* _DATA LINES_:
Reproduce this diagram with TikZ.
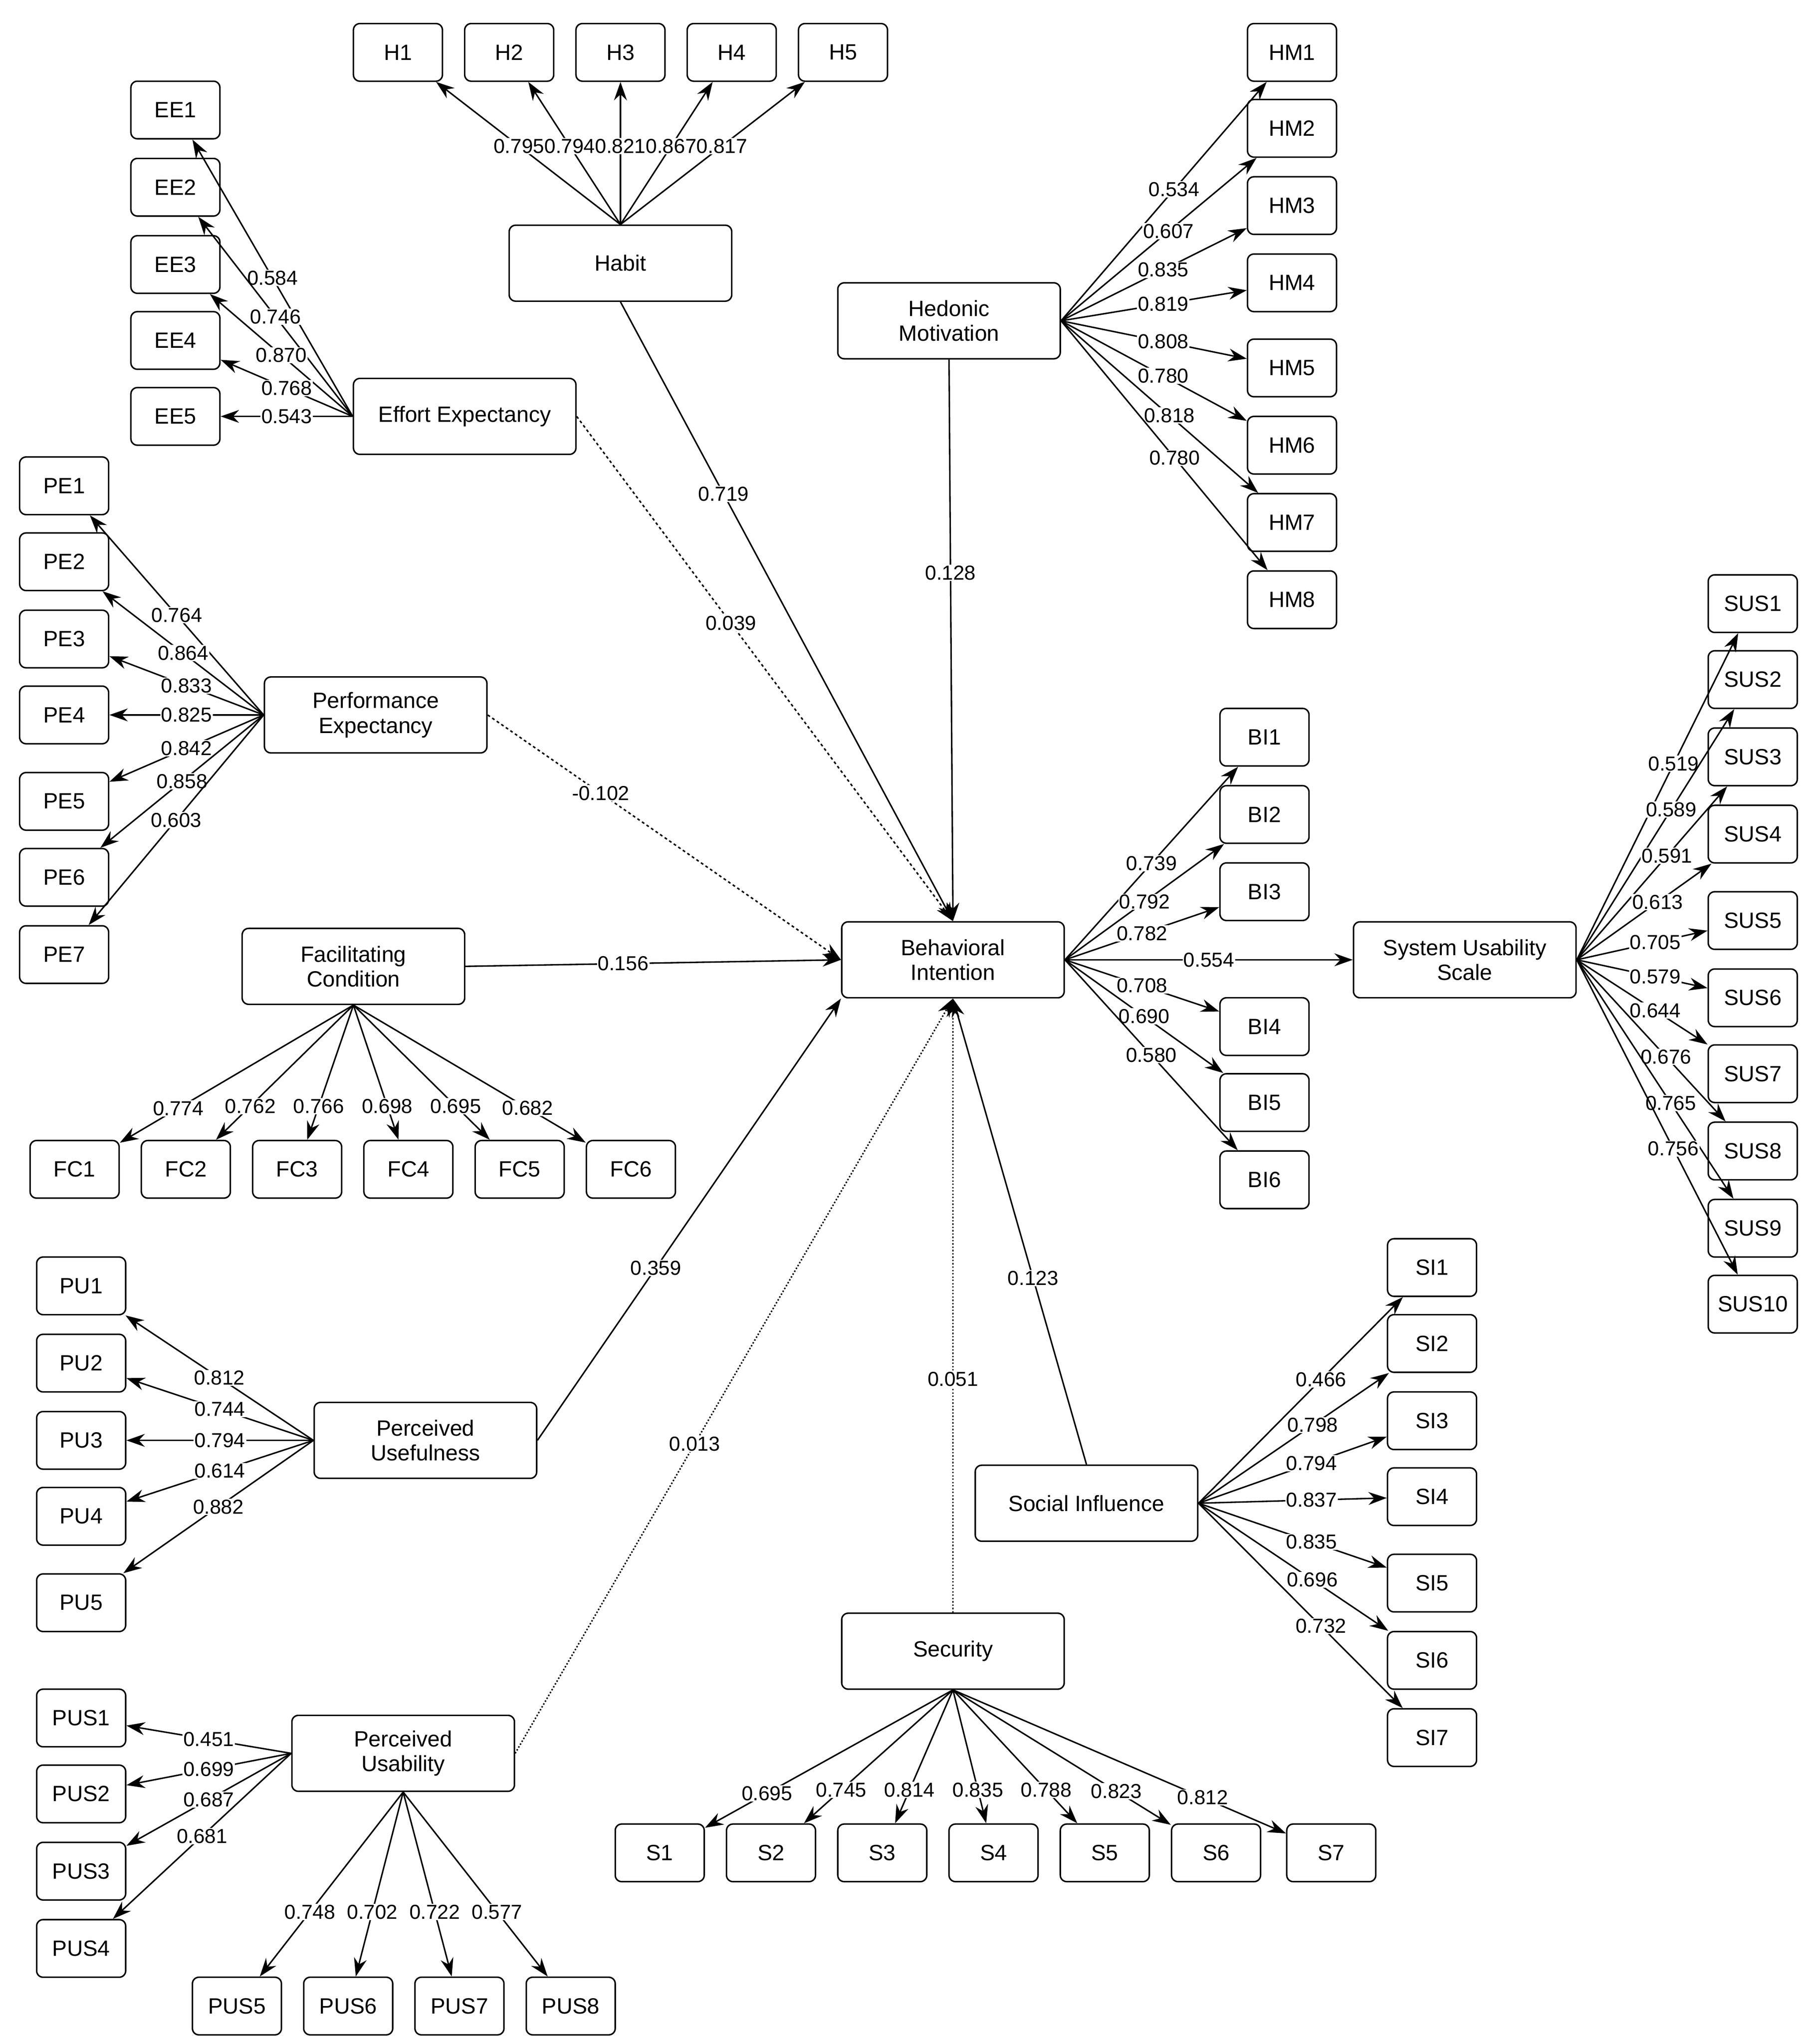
\documentclass[tikz,border=0pt]{standalone}
\usepackage{fontspec}
\setmainfont{Liberation Sans}
\usetikzlibrary{arrows.meta}
\begin{document}
\begin{tikzpicture}[x=0.05cm,y=-0.05cm,
 box/.style={draw,line width=1.6pt,rounded corners=7pt,minimum width=3.4cm,minimum height=2.2cm,font=\fontsize{24}{26}\selectfont,inner sep=2pt},
 con/.style={draw,line width=1.6pt,rounded corners=7pt,minimum width=8.5cm,minimum height=2.9cm,align=center,font=\fontsize{24}{27}\selectfont},
 ind/.style={line width=1.6pt,-{Stealth[length=20pt,width=14pt]}},
 lab/.style={fill=white,inner sep=1pt,font=\fontsize{22}{24}\selectfont}]
\useasboundingbox (0,0) rectangle (1384,1561);
% constructs
\node[con] (Habit) at (474,201) {Habit};
\node[con] (EE) at (355,318) {Effort Expectancy};
\node[con] (PE) at (287,546) {Performance\\Expectancy};
\node[con] (FC) at (270,738) {Facilitating\\Condition};
\node[con] (PU) at (325,1100) {Perceived\\Usefulness};
\node[con] (PUS) at (308,1339) {Perceived\\Usability};
\node[con] (HM) at (725,245) {Hedonic\\Motivation};
\node[con] (BI) at (728,733) {Behavioral\\Intention};
\node[con] (SUS) at (1119,733) {System Usability\\Scale};
\node[con] (SI) at (830,1148) {Social Influence};
\node[con] (SEC) at (728,1261) {Security};
% indicators
\foreach \i/\x in {1/304,2/389,3/474,4/559,5/644} \node[box] (H\i) at (\x,40) {H\i};
\foreach \i/\y in {1/84,2/143,3/202,4/260,5/318} \node[box] (EE\i) at (134,\y) {EE\i};
\foreach \i/\y in {1/371,2/429,3/488,4/546,5/612,6/670,7/729} \node[box] (PE\i) at (49,\y) {PE\i};
\foreach \i/\x in {1/57,2/142,3/227,4/312,5/397,6/482} \node[box] (FC\i) at (\x,893) {FC\i};
\foreach \i/\y in {1/982,2/1041,3/1100,4/1158,5/1224} \node[box] (PU\i) at (62,\y) {PU\i};
\foreach \i/\y in {1/1312,2/1370,3/1429,4/1488} \node[box] (PUS\i) at (62,\y) {PUS\i};
\foreach \i/\x in {5/181,6/266,7/351,8/436} \node[box] (PUS\i) at (\x,1532) {PUS\i};
\foreach \i/\y in {1/40,2/98,3/157,4/216,5/281,6/340,7/399,8/458} \node[box] (HM\i) at (987,\y) {HM\i};
\foreach \i/\y in {1/563,2/622,3/681,4/784,5/842,6/901} \node[box] (BI\i) at (966,\y) {BI\i};
\foreach \i/\y in {1/461,2/519,3/578,4/637,5/703,6/762,7/820,8/879,9/938,10/996} \node[box] (SUS\i) at (1339,\y) {SUS\i};
\foreach \i/\y in {1/968,2/1026,3/1085,4/1143,5/1209,6/1268,7/1327} \node[box] (SI\i) at (1094,\y) {SI\i};
\foreach \i/\x in {1/504,2/589,3/674,4/759,5/844,6/929,7/1017} \node[box] (S\i) at (\x,1415) {S\i};
% loadings
\foreach \i/\v in {1/0.795,2/0.794,3/0.821,4/0.867,5/0.817} \draw[ind] (Habit.north) -- node[lab,pos=0.55]{\v} (H\i);
\foreach \i/\v in {1/0.584,2/0.746,3/0.870,4/0.768,5/0.543} \draw[ind] (EE.west) -- node[lab]{\v} (EE\i);
\foreach \i/\v in {1/0.764,2/0.864,3/0.833,4/0.825,5/0.842,6/0.858,7/0.603} \draw[ind] (PE.west) -- node[lab]{\v} (PE\i);
\foreach \i/\v in {1/0.774,2/0.762,3/0.766,4/0.698,5/0.695,6/0.682} \draw[ind] (FC.south) -- node[lab,pos=0.75]{\v} (FC\i);
\foreach \i/\v in {1/0.812,2/0.744,3/0.794,4/0.614,5/0.882} \draw[ind] (PU.west) -- node[lab]{\v} (PU\i);
\foreach \i/\v in {1/0.451,2/0.699,3/0.687,4/0.681} \draw[ind] (PUS.west) -- node[lab]{\v} (PUS\i);
\foreach \i/\v in {5/0.748,6/0.702,7/0.722,8/0.577} \draw[ind] (PUS.south) -- node[lab,pos=0.65]{\v} (PUS\i);
\foreach \i/\v in {1/0.534,2/0.607,3/0.835,4/0.819,5/0.808,6/0.780,7/0.818,8/0.780} \draw[ind] (HM.east) -- node[lab,pos=0.55]{\v} (HM\i);
\foreach \i/\v in {1/0.739,2/0.792,3/0.782,4/0.708,5/0.690,6/0.580} \draw[ind] (BI.east) -- node[lab]{\v} (BI\i);
\foreach \i/\v in {1/0.519,2/0.589,3/0.591,4/0.613,5/0.705,6/0.579,7/0.644,8/0.676,9/0.765,10/0.756} \draw[ind] (SUS.east) -- node[lab,pos=0.6]{\v} (SUS\i);
\foreach \i/\v in {1/0.466,2/0.798,3/0.794,4/0.837,5/0.835,6/0.696,7/0.732} \draw[ind] (SI.east) -- node[lab,pos=0.6]{\v} (SI\i);
\foreach \i/\v in {1/0.695,2/0.745,3/0.814,4/0.835,5/0.788,6/0.823,7/0.812} \draw[ind] (SEC.south) -- node[lab,pos=0.75]{\v} (S\i);
% structural
\draw[ind] (Habit.south) -- node[lab,pos=0.31]{0.719} (BI.north);
\draw[ind] (HM.south) -- node[lab,pos=0.38]{0.128} (BI.north);
\draw[ind,dashed] (EE.east) -- node[lab,pos=0.41]{0.039} (BI.north);
\draw[ind,dashed] (PE.east) -- node[lab,pos=0.32]{-0.102} (BI.west);
\draw[ind] (FC.east) -- node[lab,pos=0.42]{0.156} (BI.west);
\draw[ind] (PU.east) -- node[lab,pos=0.39]{0.359} (BI.south west);
\draw[ind,dotted] (PUS.east) -- node[lab,pos=0.41]{0.013} (BI.south);
\draw[ind,dotted] (SEC.north) -- node[lab,pos=0.38]{0.051} (BI.south);
\draw[ind] (SI.north) -- node[lab,pos=0.40]{0.123} (BI.south);
\draw[ind] (BI.east) -- node[lab]{0.554} (SUS.west);
\end{tikzpicture}
\end{document}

* _DESCRIPTION OF THE TASK_: The data should be printed again unchanged; leave its pictures out.

* _EXPECTED OUTPUT_:
Reproduce this diagram with TikZ.
\documentclass[tikz,border=0pt]{standalone}
\usepackage{fontspec}
\setmainfont{Liberation Sans}
\usetikzlibrary{arrows.meta}
\begin{document}
\begin{tikzpicture}[x=0.05cm,y=-0.05cm,
 box/.style={draw,line width=1.6pt,rounded corners=7pt,minimum width=3.4cm,minimum height=2.2cm,font=\fontsize{24}{26}\selectfont,inner sep=2pt},
 con/.style={draw,line width=1.6pt,rounded corners=7pt,minimum width=8.5cm,minimum height=2.9cm,align=center,font=\fontsize{24}{27}\selectfont},
 ind/.style={line width=1.6pt,-{Stealth[length=20pt,width=14pt]}},
 lab/.style={fill=white,inner sep=1pt,font=\fontsize{22}{24}\selectfont}]
\useasboundingbox (0,0) rectangle (1384,1561);
% constructs
\node[con] (Habit) at (474,201) {Habit};
\node[con] (EE) at (355,318) {Effort Expectancy};
\node[con] (PE) at (287,546) {Performance\\Expectancy};
\node[con] (FC) at (270,738) {Facilitating\\Condition};
\node[con] (PU) at (325,1100) {Perceived\\Usefulness};
\node[con] (PUS) at (308,1339) {Perceived\\Usability};
\node[con] (HM) at (725,245) {Hedonic\\Motivation};
\node[con] (BI) at (728,733) {Behavioral\\Intention};
\node[con] (SUS) at (1119,733) {System Usability\\Scale};
\node[con] (SI) at (830,1148) {Social Influence};
\node[con] (SEC) at (728,1261) {Security};
% indicators
\foreach \i/\x in {1/304,2/389,3/474,4/559,5/644} \node[box] (H\i) at (\x,40) {H\i};
\foreach \i/\y in {1/84,2/143,3/202,4/260,5/318} \node[box] (EE\i) at (134,\y) {EE\i};
\foreach \i/\y in {1/371,2/429,3/488,4/546,5/612,6/670,7/729} \node[box] (PE\i) at (49,\y) {PE\i};
\foreach \i/\x in {1/57,2/142,3/227,4/312,5/397,6/482} \node[box] (FC\i) at (\x,893) {FC\i};
\foreach \i/\y in {1/982,2/1041,3/1100,4/1158,5/1224} \node[box] (PU\i) at (62,\y) {PU\i};
\foreach \i/\y in {1/1312,2/1370,3/1429,4/1488} \node[box] (PUS\i) at (62,\y) {PUS\i};
\foreach \i/\x in {5/181,6/266,7/351,8/436} \node[box] (PUS\i) at (\x,1532) {PUS\i};
\foreach \i/\y in {1/40,2/98,3/157,4/216,5/281,6/340,7/399,8/458} \node[box] (HM\i) at (987,\y) {HM\i};
\foreach \i/\y in {1/563,2/622,3/681,4/784,5/842,6/901} \node[box] (BI\i) at (966,\y) {BI\i};
\foreach \i/\y in {1/461,2/519,3/578,4/637,5/703,6/762,7/820,8/879,9/938,10/996} \node[box] (SUS\i) at (1339,\y) {SUS\i};
\foreach \i/\y in {1/968,2/1026,3/1085,4/1143,5/1209,6/1268,7/1327} \node[box] (SI\i) at (1094,\y) {SI\i};
\foreach \i/\x in {1/504,2/589,3/674,4/759,5/844,6/929,7/1017} \node[box] (S\i) at (\x,1415) {S\i};
% loadings
\foreach \i/\v in {1/0.795,2/0.794,3/0.821,4/0.867,5/0.817} \draw[ind] (Habit.north) -- node[lab,pos=0.55]{\v} (H\i);
\foreach \i/\v in {1/0.584,2/0.746,3/0.870,4/0.768,5/0.543} \draw[ind] (EE.west) -- node[lab]{\v} (EE\i);
\foreach \i/\v in {1/0.764,2/0.864,3/0.833,4/0.825,5/0.842,6/0.858,7/0.603} \draw[ind] (PE.west) -- node[lab]{\v} (PE\i);
\foreach \i/\v in {1/0.774,2/0.762,3/0.766,4/0.698,5/0.695,6/0.682} \draw[ind] (FC.south) -- node[lab,pos=0.75]{\v} (FC\i);
\foreach \i/\v in {1/0.812,2/0.744,3/0.794,4/0.614,5/0.882} \draw[ind] (PU.west) -- node[lab]{\v} (PU\i);
\foreach \i/\v in {1/0.451,2/0.699,3/0.687,4/0.681} \draw[ind] (PUS.west) -- node[lab]{\v} (PUS\i);
\foreach \i/\v in {5/0.748,6/0.702,7/0.722,8/0.577} \draw[ind] (PUS.south) -- node[lab,pos=0.65]{\v} (PUS\i);
\foreach \i/\v in {1/0.534,2/0.607,3/0.835,4/0.819,5/0.808,6/0.780,7/0.818,8/0.780} \draw[ind] (HM.east) -- node[lab,pos=0.55]{\v} (HM\i);
\foreach \i/\v in {1/0.739,2/0.792,3/0.782,4/0.708,5/0.690,6/0.580} \draw[ind] (BI.east) -- node[lab]{\v} (BI\i);
\foreach \i/\v in {1/0.519,2/0.589,3/0.591,4/0.613,5/0.705,6/0.579,7/0.644,8/0.676,9/0.765,10/0.756} \draw[ind] (SUS.east) -- node[lab,pos=0.6]{\v} (SUS\i);
\foreach \i/\v in {1/0.466,2/0.798,3/0.794,4/0.837,5/0.835,6/0.696,7/0.732} \draw[ind] (SI.east) -- node[lab,pos=0.6]{\v} (SI\i);
\foreach \i/\v in {1/0.695,2/0.745,3/0.814,4/0.835,5/0.788,6/0.823,7/0.812} \draw[ind] (SEC.south) -- node[lab,pos=0.75]{\v} (S\i);
% structural
\draw[ind] (Habit.south) -- node[lab,pos=0.31]{0.719} (BI.north);
\draw[ind] (HM.south) -- node[lab,pos=0.38]{0.128} (BI.north);
\draw[ind,dashed] (EE.east) -- node[lab,pos=0.41]{0.039} (BI.north);
\draw[ind,dashed] (PE.east) -- node[lab,pos=0.32]{-0.102} (BI.west);
\draw[ind] (FC.east) -- node[lab,pos=0.42]{0.156} (BI.west);
\draw[ind] (PU.east) -- node[lab,pos=0.39]{0.359} (BI.south west);
\draw[ind,dotted] (PUS.east) -- node[lab,pos=0.41]{0.013} (BI.south);
\draw[ind,dotted] (SEC.north) -- node[lab,pos=0.38]{0.051} (BI.south);
\draw[ind] (SI.north) -- node[lab,pos=0.40]{0.123} (BI.south);
\draw[ind] (BI.east) -- node[lab]{0.554} (SUS.west);
\end{tikzpicture}
\end{document}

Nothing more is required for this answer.